Author: Jimmy Jin, researcher of Corpy&Co., Inc. Specialized in Medical Image Processing.

Abstract: While DNNs deliver state-of-the-art accuracy on many AI tasks, it comes at the cost of high computational complexity. In real applications, energy-efficiency algorithms play a crucial part in real-time and small-scale systems. When we start to consider this speed-up optimization, trade-offs are considered between different algorithms. The article will briefly discuss several different approaches on efficient inference. The basic idea is to maximize accuracy without much consideration of the implementation complexity.

**Reduce Precision**

Quantization involves mapping data to a smaller set of quantization levels. The ultimate goal is to minimize the error between the reconstructed data from the quantization levels and the original data. The number of quantization levels reflects the precision and ultimately the number of bits required to represent the data (usually log2 of the number of levels); thus, reduced precision refers to reducing the number of levels, and thus the number of bits. The benefits of reduced precision include reduced storage cost and/or reduced computation requirements.

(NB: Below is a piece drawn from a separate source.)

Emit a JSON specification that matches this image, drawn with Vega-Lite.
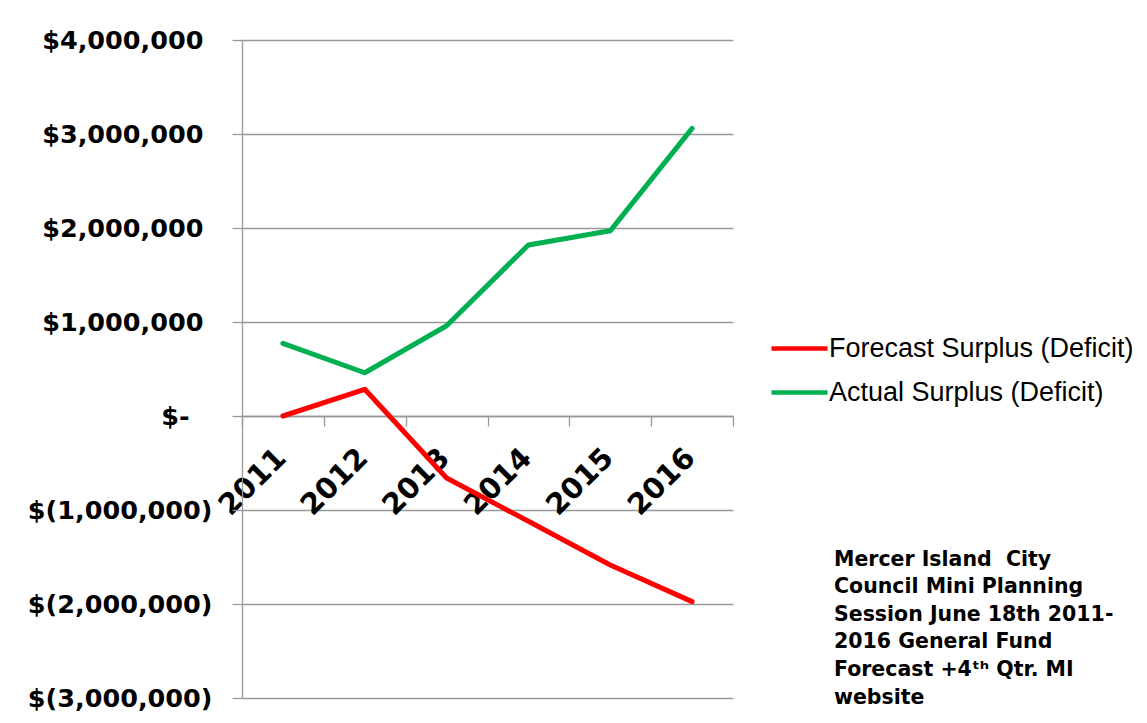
{
  "$schema": "https://vega.github.io/schema/vega-lite/v6.json",
  "autosize": {"type": "none"},
  "width": 491,
  "height": 658,
  "padding": {"left": 242, "top": 40, "right": 414, "bottom": 25},
  "background": "white",
  "title": {
    "text": [
      "Mercer Island\u00a0 City",
      "Council Mini Planning",
      "Session June 18th 2011-",
      "2016 General Fund",
      "Forecast +4ᵗʰ Qtr. MI",
      "website"
    ],
    "orient": "top",
    "anchor": "start",
    "frame": "group",
    "align": "left",
    "baseline": "alphabetic",
    "font": "DejaVu Sans",
    "fontWeight": "bold",
    "fontSize": 20.5,
    "lineHeight": 27.6,
    "color": "black",
    "offset": 0,
    "dx": 592,
    "dy": 696
  },
  "data": {
    "values": [
      {"year": "2011", "series": "Forecast Surplus (Deficit)", "value": 0},
      {"year": "2012", "series": "Forecast Surplus (Deficit)", "value": 284000},
      {"year": "2013", "series": "Forecast Surplus (Deficit)", "value": -660000},
      {"year": "2014", "series": "Forecast Surplus (Deficit)", "value": -1120000},
      {"year": "2015", "series": "Forecast Surplus (Deficit)", "value": -1585000},
      {"year": "2016", "series": "Forecast Surplus (Deficit)", "value": -1975000},
      {"year": "2011", "series": "Actual Surplus (Deficit)", "value": 773000},
      {"year": "2012", "series": "Actual Surplus (Deficit)", "value": 460000},
      {"year": "2013", "series": "Actual Surplus (Deficit)", "value": 960000},
      {"year": "2014", "series": "Actual Surplus (Deficit)", "value": 1820000},
      {"year": "2015", "series": "Actual Surplus (Deficit)", "value": 1970000},
      {"year": "2016", "series": "Actual Surplus (Deficit)", "value": 3060000}
    ]
  },
  "mark": {"type": "line", "strokeWidth": 5, "strokeCap": "round", "strokeJoin": "round"},
  "encoding": {
    "x": {
      "field": "year",
      "type": "ordinal",
      "bandPosition": 0.5,
      "scale": {"type": "band", "paddingInner": 0, "paddingOuter": 0},
      "axis": {
        "orient": "bottom",
        "offset": -282,
        "title": null,
        "grid": false,
        "tickBand": "extent",
        "tickSize": 10,
        "tickColor": "#999999",
        "tickWidth": 1.3,
        "domainColor": "#999999",
        "domainWidth": 1.3,
        "labelAngle": -45,
        "labelFont": "DejaVu Sans",
        "labelFontWeight": "bold",
        "labelFontSize": 29,
        "labelColor": "black",
        "labelPadding": 17,
        "labelOffset": -12
      }
    },
    "y": {
      "field": "value",
      "type": "quantitative",
      "scale": {"domain": [-3000000, 4000000], "nice": false, "zero": false},
      "axis": {
        "title": null,
        "values": [-3000000, -2000000, -1000000, 0, 1000000, 2000000, 3000000, 4000000],
        "labelExpr": "datum.value == 0 ? '$-' : datum.value < 0 ? '$(' + format(-datum.value, ',') + ')' : '$' + format(datum.value, ',')",
        "labelFont": "DejaVu Sans",
        "labelFontWeight": "bold",
        "labelFontSize": 25.5,
        "labelColor": "black",
        "labelLimit": 400,
        "labelPadding": {
          "condition": [
            {"test": "datum.value == 0", "value": 43},
            {"test": "datum.value > 0", "value": 29}
          ],
          "value": 20
        },
        "tickSize": 10,
        "tickColor": "#999999",
        "tickWidth": 1.3,
        "domainColor": "#999999",
        "domainWidth": 1.3,
        "grid": true,
        "gridColor": "#999999",
        "gridWidth": 1.3
      }
    },
    "color": {
      "field": "series",
      "type": "nominal",
      "scale": {
        "domain": ["Forecast Surplus (Deficit)", "Actual Surplus (Deficit)"],
        "range": ["#ff0000", "#00b050"]
      },
      "legend": {
        "title": null,
        "orient": "none",
        "legendX": 527,
        "legendY": 278,
        "padding": 0,
        "symbolType": "stroke",
        "symbolSize": 3136,
        "symbolStrokeWidth": 4.5,
        "labelFont": "Liberation Sans",
        "labelFontSize": 27,
        "labelColor": "black",
        "labelOffset": -1,
        "rowPadding": -9.3,
        "labelLimit": 400
      }
    }
  },
  "config": {"view": {"stroke": null}}
}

There are several ways to map the data to quantization levels. The simplest method is a mapping with uniform distance between each quantization level. Another approach is to use a simple mapping function such as a log function where the distance between the levels varies; this mapping can often be implemented with simple logic such as a shift.

The key techniques used in recent work to reduce precision are summarized in Table 1; both uniform and nonuniform quantizations applied to weights and activations are explored. The impact on accuracy is reported relative to a baseline precision of 32-bit floating point, which is the default precision used on platforms such as GPUs and CPUs.

**Exploiting Activation Statistics**

ReLU is a popular form of nonlinearity used in DNNs that sets all negative values to zero. As a result, the output activations of the feature maps after the ReLU are sparse. To compression, computer can choose to skip those zero-valued activations to reduce energy and cost.

**Network Pruning**

To make network training easier, the networks are usually overparameterized. Therefore, a large amount of the weights in a network are redundant and can be removed (i.e., set to zero). This process is called network pruning.

Aggressive network pruning often requires some fine-tuning of the weights to maintain the original accuracy. The low- saliency weights were removed and the remaining weights were fine-tuned; this process was repeated until the desired weight reduction and accuracy were reached.

In all, great deals of work can be utilized to make deep neural network more efficient. As the basic image recognition problem has already reached the start of the art performance. More researches on more efficient deep neural network will be deployed in the future, and a crucial step for industry.

**Reference**

ViVienne Sze, Efficient Processing of Deep Neural Networks: A Tutorial and Survey, IEEE, Vol. 105, №12.